# WHAT YOU ARE ASKED TO DO:
Only the lines from the start of the data through the line containing "baseline_range = [21500, 1000000]" should be written out, exactly as they are, with both ends included and the pictures left out.

··· STORED DATA

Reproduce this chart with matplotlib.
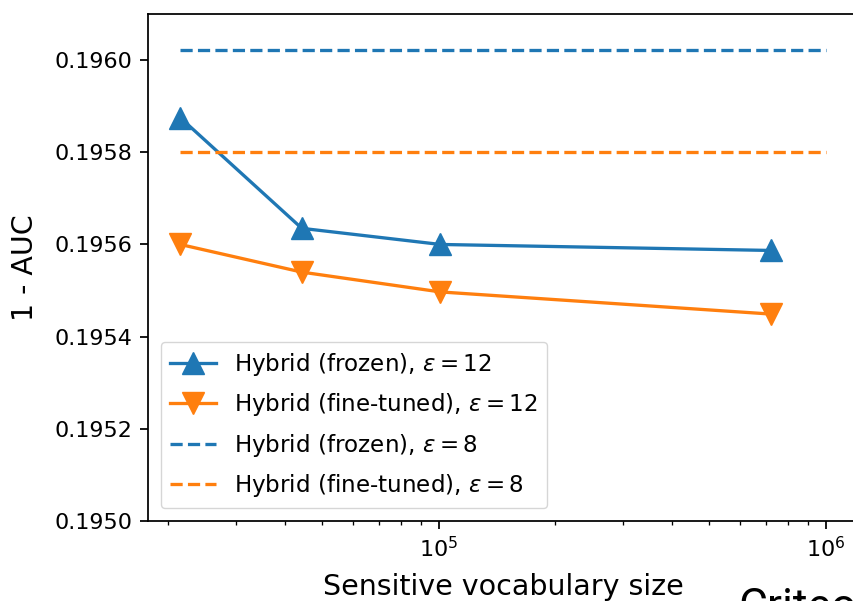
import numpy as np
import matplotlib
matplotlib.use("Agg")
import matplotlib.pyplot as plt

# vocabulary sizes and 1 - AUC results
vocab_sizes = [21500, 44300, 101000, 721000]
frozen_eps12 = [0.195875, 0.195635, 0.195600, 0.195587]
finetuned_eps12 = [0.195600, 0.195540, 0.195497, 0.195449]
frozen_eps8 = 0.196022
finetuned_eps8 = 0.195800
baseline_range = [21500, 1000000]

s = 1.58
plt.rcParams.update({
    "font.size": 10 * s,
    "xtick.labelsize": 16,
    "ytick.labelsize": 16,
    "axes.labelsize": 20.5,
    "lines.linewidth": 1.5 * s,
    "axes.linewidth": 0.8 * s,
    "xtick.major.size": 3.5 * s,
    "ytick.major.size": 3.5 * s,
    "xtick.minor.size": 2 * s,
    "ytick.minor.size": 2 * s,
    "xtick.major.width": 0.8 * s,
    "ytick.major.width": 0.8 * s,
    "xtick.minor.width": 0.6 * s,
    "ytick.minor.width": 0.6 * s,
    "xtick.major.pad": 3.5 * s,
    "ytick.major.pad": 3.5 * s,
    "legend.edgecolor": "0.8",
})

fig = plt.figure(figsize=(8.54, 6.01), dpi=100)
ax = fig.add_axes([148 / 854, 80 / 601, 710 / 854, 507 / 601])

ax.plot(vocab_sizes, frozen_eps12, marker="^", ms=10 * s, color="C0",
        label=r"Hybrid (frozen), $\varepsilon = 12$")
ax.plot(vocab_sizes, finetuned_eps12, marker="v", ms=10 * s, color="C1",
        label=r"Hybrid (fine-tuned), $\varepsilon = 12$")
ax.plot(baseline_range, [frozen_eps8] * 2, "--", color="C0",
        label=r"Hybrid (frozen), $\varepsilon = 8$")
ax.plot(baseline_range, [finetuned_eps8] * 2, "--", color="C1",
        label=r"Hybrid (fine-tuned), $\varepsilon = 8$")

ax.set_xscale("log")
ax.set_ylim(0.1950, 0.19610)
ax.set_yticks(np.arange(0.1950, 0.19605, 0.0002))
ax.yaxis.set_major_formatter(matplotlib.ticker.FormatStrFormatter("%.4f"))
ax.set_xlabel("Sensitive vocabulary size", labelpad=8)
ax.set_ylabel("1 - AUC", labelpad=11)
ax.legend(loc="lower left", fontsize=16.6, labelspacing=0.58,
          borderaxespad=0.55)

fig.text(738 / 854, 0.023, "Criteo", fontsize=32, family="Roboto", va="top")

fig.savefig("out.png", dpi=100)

······

# OUTPUT BELOW:
Reproduce this chart with matplotlib.
import numpy as np
import matplotlib
matplotlib.use("Agg")
import matplotlib.pyplot as plt

# vocabulary sizes and 1 - AUC results
vocab_sizes = [21500, 44300, 101000, 721000]
frozen_eps12 = [0.195875, 0.195635, 0.195600, 0.195587]
finetuned_eps12 = [0.195600, 0.195540, 0.195497, 0.195449]
frozen_eps8 = 0.196022
finetuned_eps8 = 0.195800
baseline_range = [21500, 1000000]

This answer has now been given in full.